In 2008, archaeologists from the University of Chicago discovered ancient grain storage silos in Southern Egypt. Made from mud brick, they were there when Jacob’s sons, in a time of famine, came seeking grain. We are fortunate that these silos constructed from simpler, cheaper materials than the great tombs, have survived. For ancient Egypt reserved its best resources for the burial of the dead, not for domestic needs and the celebration of life. Perhaps, more than is generally recognised, Australia, too, might be pursuing this perverse priority.

Before 1914, public memorials of any kind were thin on the ground. There were a few memorials to those who had taken part in the Boer War. And the Victorian gold towns had “thank-you-for-the-gold” statues of Queen Victoria.

But, after World War I, everything changed as mourning townspeople across the country commemorated their fellow citizens and family members among the 60,000 dead in Belgium and France with modest war memorials. The state-sponsored and state-funded memorials in each capital city contrast starkly with these local memorials and, also, with the innovative architecture of the bush, the grain silos going up across the wheat belts at the same time, in the inter-War years.

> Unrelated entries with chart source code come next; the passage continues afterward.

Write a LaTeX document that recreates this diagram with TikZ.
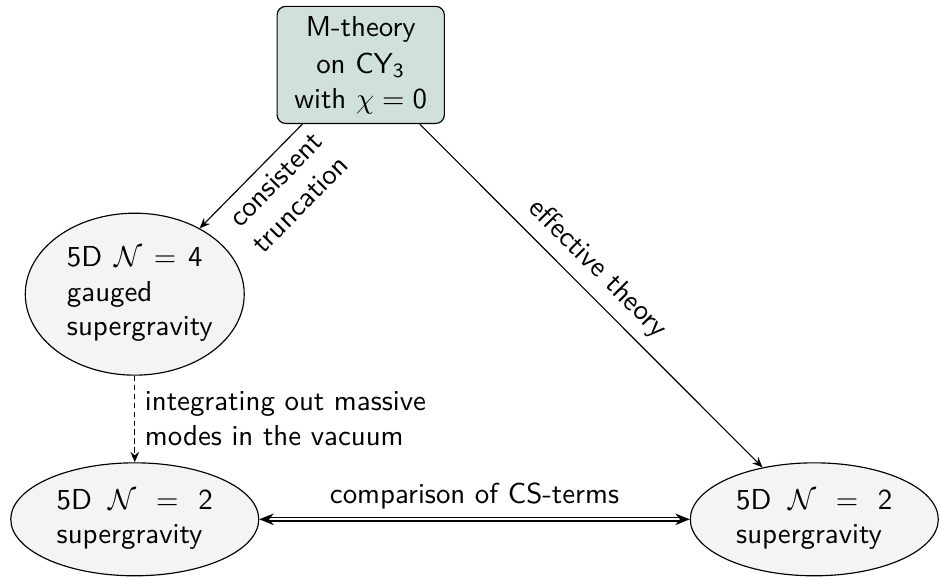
\documentclass[tikz,border=0pt]{standalone}
\usepackage{amsmath, amssymb}
\usepackage{tikz}
\usetikzlibrary{arrows.meta,positioning,shapes.geometric}
\definecolor{boxgreen}{RGB}{208,225,221}
\definecolor{ellgray}{RGB}{244,244,242}
\hyphenpenalty=10000
\relpenalty=10000

\begin{document}
\begin{tikzpicture}[>={Stealth[length=3.6pt,width=3pt]},
    font=\sffamily,
    theory/.style={draw, fill=boxgreen, rounded corners=3pt, align=center, inner xsep=6pt},
    sugra/.style={draw, ellipse, fill=ellgray, align=justify, text width=1.9cm, inner sep=3.33pt}]
    \useasboundingbox (0,0) rectangle (11.44,7.03);

    \node[theory] (M) at (4.39,6.24) {M-theory\\[1pt] on CY$_{\mathsf{3}}$\\ with $\chi=\mathsf{0}$};
    \node[sugra, text width=1.65cm] (G) at (1.64,3.45) {5D $\mathcal{N}=\mathsf{4}$ gauged supergravity};
    \node[sugra] (L) at (1.64,0.71) {5D $\mathcal{N}=\mathsf{2}$ supergravity};
    \node[sugra] (R) at (9.91,0.71) {5D $\mathcal{N}=\mathsf{2}$ supergravity};

    \draw[->] (M) -- (G) node[pos=0.4, sloped, below, align=center] {consistent\\ truncation};
    \draw[->] (M) -- (R) node[pos=0.47, sloped, above] {effective theory};
    \draw[->, dash pattern=on 1.8pt off 1.3pt] (G) -- (L)
        node[midway, right, align=left] {integrating out massive\\ modes in the vacuum};
    \draw[{Stealth[length=5pt,width=4pt]}-{Stealth[length=5pt,width=4pt]}, double, double distance=0.8pt] (L) -- (R)
        node[midway, above] {comparison of CS-terms};
\end{tikzpicture}
\end{document}
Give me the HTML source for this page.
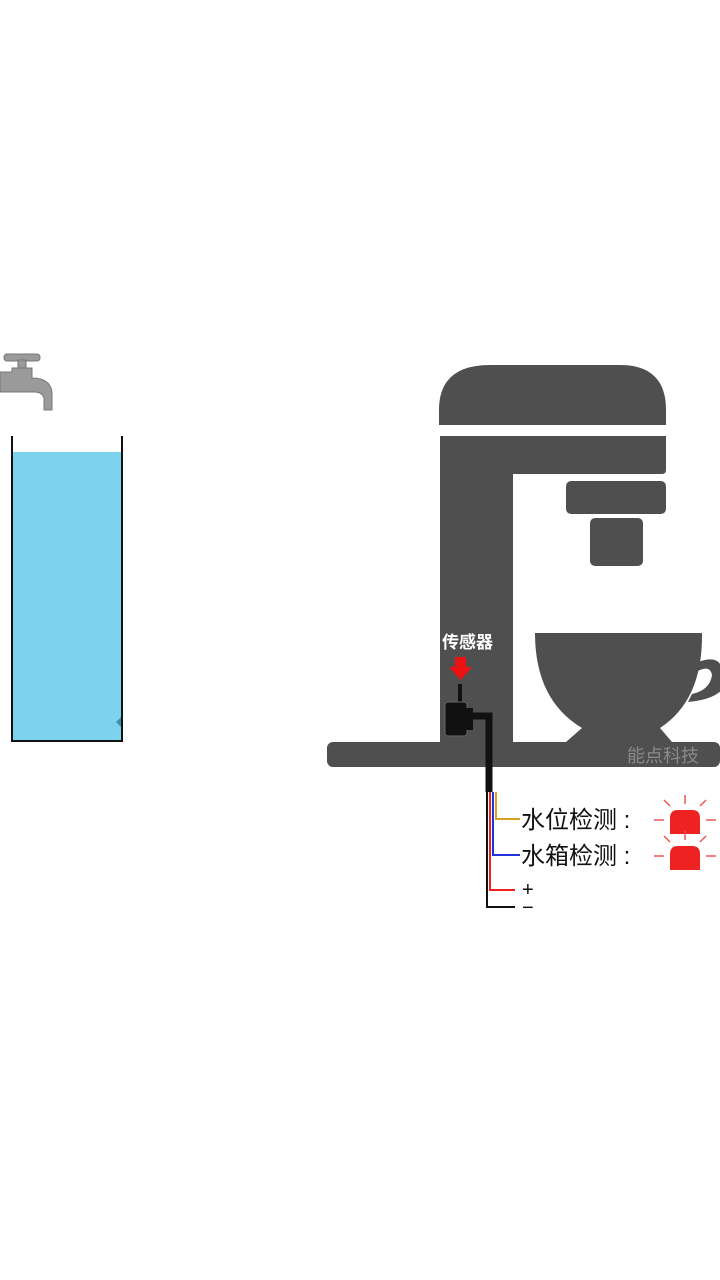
<!DOCTYPE html>
<html><head><meta charset="utf-8"><style>
body{margin:0;width:720px;height:1280px;background:#fff;overflow:hidden;position:relative;font-family:"Liberation Sans","Noto Sans CJK SC",sans-serif}
</style></head><body>
<svg width="720" height="1280" style="position:absolute;left:0;top:0">
<g fill="#9a9a9a" stroke="#777" stroke-width="1">
<rect x="4" y="354" width="36" height="7" rx="3"/>
<rect x="18" y="360" width="8" height="8"/>
<path d="M12 368 H32 V378 Q50 378 52 392 V410 H44 V398 Q42 392 34 392 H0 V372 H12 Z"/>
</g>
<rect x="12" y="452" width="110" height="288" fill="#7dd3ee"/>
<path d="M116 722 L122 716 L122 728 Z" fill="#3a8fb5"/>
<path d="M12 436 V741 H122 V436" fill="none" stroke="#111" stroke-width="2"/>
<g fill="#4f4f4f">
<path d="M439 425 V410 Q439 365 490 365 H620 Q666 365 666 410 V425 Z"/>
<path d="M440 436 H666 V470 Q666 474 662 474 H513 V742 H440 Z"/>
<rect x="566" y="481" width="100" height="33" rx="5"/>
<rect x="590" y="518" width="53" height="48" rx="5"/>
<rect x="327" y="742" width="393" height="25" rx="6"/>
<path d="M535 633 H702 Q703 700 660 728 L672 742 H566 L582 728 Q535 700 535 633 Z"/>
<path d="M698 662 Q720 654 722 670 L722 690 Q712 700 688 702 L692 694 Q710 690 712 675 Q710 664 696 672 Z"/>
</g>
<text x="627" y="762" font-size="18" fill="#8a8a8a">能点科技</text>
<text x="442" y="648" font-size="17" font-weight="bold" fill="#fff">传感器</text>
<path d="M455 657 H466 V667 H472 L460.5 680 L449 667 H455 Z" fill="#e11"/>
<rect x="458" y="684" width="4" height="52" fill="#111"/>
<rect x="445" y="702" width="22" height="34" rx="3" fill="#111" stroke="#666" stroke-width="1"/>
<rect x="465" y="708" width="8" height="22" fill="#111"/>
<path d="M472 716 H489 V792" fill="none" stroke="#111" stroke-width="7"/>
<path d="M487 792 V907 H515" fill="none" stroke="#111" stroke-width="2"/>
<path d="M490 792 V890 H515" fill="none" stroke="#e22" stroke-width="2"/>
<path d="M496 792 V819 H520" fill="none" stroke="#d6a020" stroke-width="2"/>
<path d="M493 792 V855 H520" fill="none" stroke="#2233dd" stroke-width="2"/>
<text x="521" y="828" font-size="24" fill="#111">水位检测 :</text>
<text x="521" y="864" font-size="24" fill="#111">水箱检测 :</text>
<text x="522" y="896" font-size="20" fill="#111">+</text>
<text x="522" y="914" font-size="20" fill="#111">−</text>
<g id="al">
<path d="M670 834 V818 Q670 810 678 810 H692 Q700 810 700 818 V834 Z" fill="#e22"/>
<g stroke="#e55" stroke-width="1.5"><line x1="654" y1="820" x2="664" y2="820"/><line x1="706" y1="820" x2="716" y2="820"/><line x1="685" y1="795" x2="685" y2="804"/><line x1="664" y1="800" x2="670" y2="806"/><line x1="706" y1="800" x2="700" y2="806"/></g>
</g>
<use href="#al" y="36"/>
</svg>
</body></html>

There had been a massive increase in land cleared and planted to wheat, from 1.6 to 5 million hectares in 1916/17. In New South Wales, the first silo was completed at Peak Hill, near Dubbo, in 1918. Grain silos punctuated horizons and became symbols of optimism for the post-War generation. The great reinforced concrete system spread across the continent, the last of hundreds in New South Wales going up at the time of the call-up for World War II in 1941. (Ron Pratt, Grain silos of New South Wales)

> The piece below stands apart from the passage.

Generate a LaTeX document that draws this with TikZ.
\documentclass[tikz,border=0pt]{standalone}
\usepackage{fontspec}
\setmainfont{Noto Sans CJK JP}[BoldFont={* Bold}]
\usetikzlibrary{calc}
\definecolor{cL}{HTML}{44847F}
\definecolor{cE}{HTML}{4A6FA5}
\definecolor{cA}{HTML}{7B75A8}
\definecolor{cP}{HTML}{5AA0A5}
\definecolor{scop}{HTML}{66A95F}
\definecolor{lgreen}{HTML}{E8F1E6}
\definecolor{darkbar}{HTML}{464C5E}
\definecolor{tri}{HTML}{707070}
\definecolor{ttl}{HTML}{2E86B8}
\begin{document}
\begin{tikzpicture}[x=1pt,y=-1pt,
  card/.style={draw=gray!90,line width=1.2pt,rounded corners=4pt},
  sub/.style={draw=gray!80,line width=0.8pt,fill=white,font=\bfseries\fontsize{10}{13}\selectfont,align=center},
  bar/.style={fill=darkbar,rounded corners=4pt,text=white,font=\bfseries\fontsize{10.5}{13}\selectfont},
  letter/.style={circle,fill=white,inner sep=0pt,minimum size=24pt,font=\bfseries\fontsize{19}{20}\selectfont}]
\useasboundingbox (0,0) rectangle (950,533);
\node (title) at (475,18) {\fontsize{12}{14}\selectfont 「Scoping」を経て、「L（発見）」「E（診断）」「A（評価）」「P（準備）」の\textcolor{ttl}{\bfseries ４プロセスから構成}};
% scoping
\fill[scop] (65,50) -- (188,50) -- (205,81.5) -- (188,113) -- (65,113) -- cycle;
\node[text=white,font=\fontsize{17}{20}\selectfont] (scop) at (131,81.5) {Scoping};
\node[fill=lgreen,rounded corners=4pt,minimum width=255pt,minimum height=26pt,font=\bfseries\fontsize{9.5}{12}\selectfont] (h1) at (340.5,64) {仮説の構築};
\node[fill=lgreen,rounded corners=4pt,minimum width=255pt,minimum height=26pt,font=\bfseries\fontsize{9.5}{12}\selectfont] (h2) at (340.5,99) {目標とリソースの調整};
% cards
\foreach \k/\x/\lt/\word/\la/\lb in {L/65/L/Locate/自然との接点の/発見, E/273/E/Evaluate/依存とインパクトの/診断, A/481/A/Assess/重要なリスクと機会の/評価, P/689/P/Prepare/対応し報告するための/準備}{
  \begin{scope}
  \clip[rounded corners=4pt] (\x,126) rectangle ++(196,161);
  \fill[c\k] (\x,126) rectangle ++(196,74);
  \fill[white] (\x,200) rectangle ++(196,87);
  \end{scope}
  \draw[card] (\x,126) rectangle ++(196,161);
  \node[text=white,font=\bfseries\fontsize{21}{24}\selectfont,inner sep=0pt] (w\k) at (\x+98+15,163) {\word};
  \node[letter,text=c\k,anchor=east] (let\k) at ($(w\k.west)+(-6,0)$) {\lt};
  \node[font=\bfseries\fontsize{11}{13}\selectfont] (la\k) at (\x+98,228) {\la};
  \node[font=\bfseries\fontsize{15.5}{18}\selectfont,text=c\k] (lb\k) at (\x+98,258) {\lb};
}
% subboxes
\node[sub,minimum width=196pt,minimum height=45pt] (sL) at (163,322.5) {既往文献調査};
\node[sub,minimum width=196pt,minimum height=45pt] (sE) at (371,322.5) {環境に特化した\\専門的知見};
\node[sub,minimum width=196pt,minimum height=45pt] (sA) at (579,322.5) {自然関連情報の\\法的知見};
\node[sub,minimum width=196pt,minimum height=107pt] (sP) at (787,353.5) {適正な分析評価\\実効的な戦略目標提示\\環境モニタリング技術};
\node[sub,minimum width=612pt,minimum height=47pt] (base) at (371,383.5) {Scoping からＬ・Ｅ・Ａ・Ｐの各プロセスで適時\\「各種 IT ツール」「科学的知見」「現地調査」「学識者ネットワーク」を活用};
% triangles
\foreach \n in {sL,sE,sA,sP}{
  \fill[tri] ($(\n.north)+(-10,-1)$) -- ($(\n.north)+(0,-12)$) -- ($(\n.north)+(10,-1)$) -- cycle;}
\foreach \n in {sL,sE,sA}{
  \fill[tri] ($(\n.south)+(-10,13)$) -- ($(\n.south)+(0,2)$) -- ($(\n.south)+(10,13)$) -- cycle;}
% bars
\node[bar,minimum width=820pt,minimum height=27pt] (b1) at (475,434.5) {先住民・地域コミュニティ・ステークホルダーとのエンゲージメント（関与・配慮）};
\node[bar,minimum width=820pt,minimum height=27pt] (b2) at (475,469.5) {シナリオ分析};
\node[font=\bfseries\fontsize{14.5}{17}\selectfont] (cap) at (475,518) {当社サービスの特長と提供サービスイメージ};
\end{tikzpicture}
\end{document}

Many of the workers on the construction of the silos were World War I veterans. Bill Gammage, in The broken years, writes of these returning survivors of the battle grounds:

For some men the hardest adjustments were those of the mind. In the cities there was an upsurge of violence and drunkenness in 1919. Men were trying to forget, to blot out the gruesome sights and the waste of a horrible past.

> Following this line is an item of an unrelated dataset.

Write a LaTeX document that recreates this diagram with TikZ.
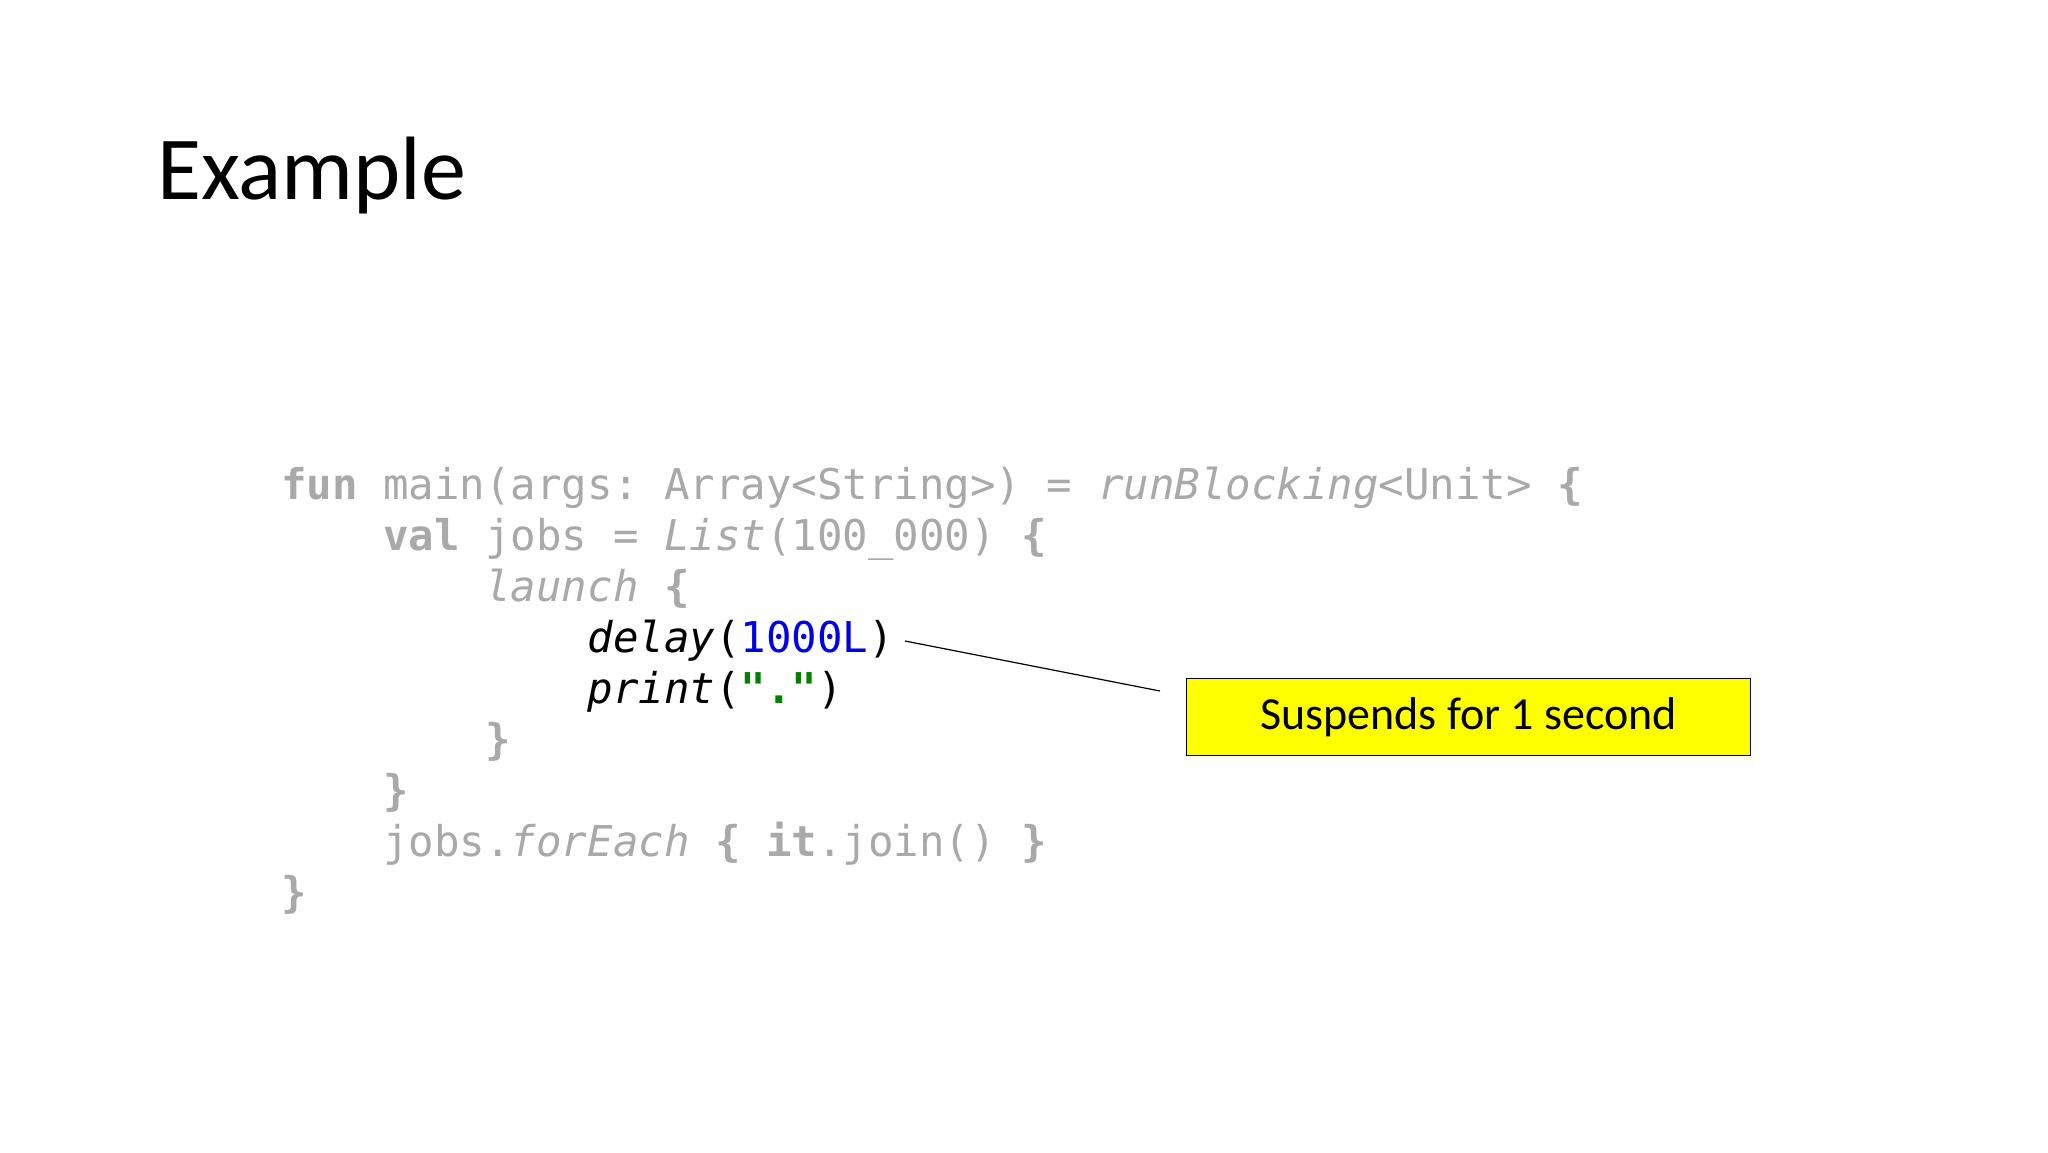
\documentclass[tikz,border=0pt]{standalone}
\usepackage{fontspec}
\setmainfont{Carlito}
\setmonofont{DejaVu Sans Mono}
\definecolor{cg}{HTML}{A9A9A9}
\definecolor{cb}{HTML}{0000E6}
\definecolor{cgr}{HTML}{008000}
\definecolor{cy}{HTML}{FFFF00}
\newcommand{\kw}[1]{\textbf{#1}}
\begin{document}
\begin{tikzpicture}[x=1pt,y=-1pt,
  code/.style={anchor=base west,inner sep=0pt,font=\fontsize{42.4}{50}\ttfamily,text=cg},
  callout/.style={draw=black,line width=1.3pt,fill=cy,minimum width=564pt,minimum height=77pt,font=\fontsize{46}{50}\selectfont,inner sep=0pt}]
\useasboundingbox (0,0) rectangle (2048,1152);
\fill[white] (0,0) rectangle (2048,1152);
\node[anchor=base west,inner sep=0pt,font=\fontsize{90}{100}\selectfont] (title) at (157,199) {Example};
\node[code] (l1) at (281,499) {\kw{fun} main(args: Array<String>) = \textit{runBlocking}<Unit> \kw{\{}};
\node[code] (l2) at (281,550) {\phantom{xxxx}\kw{val} jobs = \textit{List}(100\_000) \kw{\{}};
\node[code] (l3) at (281,601) {\phantom{xxxxxxxx}\textit{launch} \kw{\{}};
\node[code] (l4) at (281,652) {\phantom{xxxxxxxxxxxx}\textcolor{black}{\textit{delay}(}\textcolor{cb}{1000L}\textcolor{black}{)}};
\node[code] (l5) at (281,703) {\phantom{xxxxxxxxxxxx}\textcolor{black}{\textit{print}(}\textcolor{cgr}{\kw{"."}}\textcolor{black}{)}};
\node[code] (l6) at (281,754) {\phantom{xxxxxxxx}\kw{\}}};
\node[code] (l7) at (281,805) {\phantom{xxxx}\kw{\}}};
\node[code] (l8) at (281,856) {\phantom{xxxx}jobs.\textit{forEach} \kw{\{} \kw{it}.join() \kw{\}}};
\node[code] (l9) at (281,907) {\kw{\}}};
\node[callout,anchor=north west] (box) at (1186,678) {Suspends for 1 second};
\coordinate (cs) at (905,641);
\coordinate (ce) at (1160,691);
\draw[line width=1.2pt] (cs) -- (ce);
\end{tikzpicture}
\end{document}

Archaeological digs near the sites of the silo-camps to which many of these disturbed, unemployed men had been directed, could turn up thousands of 1920s and 1930s beer bottles. Alcohol in large quantities was the necessary aid to the PTSD ‘counselling’ of those days! It was still the way of ex-servicemen on the hydro schemes in the 1950s, as I discovered when I worked with them. After ten-day shifts, they ordered a cab full of beer from the nearest town and holed up for four days with their mates.

The harbour bridge then under construction in the same inter-War period attracted much attention. The building of the silos did not. The first great grain storage systems were going up and no one was taking any notice. Perhaps the disreputable nature of the workers is the reason we find no brass plaques to commemorate the hundreds of ex-servicemen who built our silos. There is no trace of their camps, no photographs of the silos under construction, no images of the men, no names. No recognition of any kind. No collective memory. One of the great infrastructure projects in our history is an undocumented, forgotten story. And yet the safe storage of grain is essential to life.

Now hundreds of the old grain silos have been abandoned. Rail spur-lines have closed and there are on-farm storage systems. If we lived in a virtual reality, we could digitally remove the silos and send them to where they are needed, to places like sub-Saharan Africa, facing food emergencies. Building storage systems has never been more urgent there where 30 million tonnes of grain and oil seeds are lost annually for want of investment in silos (FAO.) Africa needs to triple its grain production this century if it is to feed its exploding population (median age 19.4 years.)

Food production is now a dominant concern globally. In 2013, New South Wales very nearly lost control of its grain industry with the 2.7 billion dollar offer by Archer Daniels Midland, one of four world grain traders based in Chicago, for GrainCorp and all its infrastructure. Thanks only to the protests of farmers, the sale fell through and we did not lose our sovereignty as a grain-producing nation.

The current government has allocated $500,000,000 for re-development of the Australian War Memorial, threatening to turn it from memorial to museum of the artefacts of war. A further $350,000,000 was spent on the Anzac Centenary and the Sir John Monash Centre in France. All of this flies in the face of the needs of the living in a time of global warming.

We forget the example of the great infrastructure program of the silos, built to support life, in favour of war memorials; and we continue to do this with hundreds of millions of dollars. In this, the contemporary state mirrors the ancient world.

(Bill Clements is a sculptor and writes about social justice issues.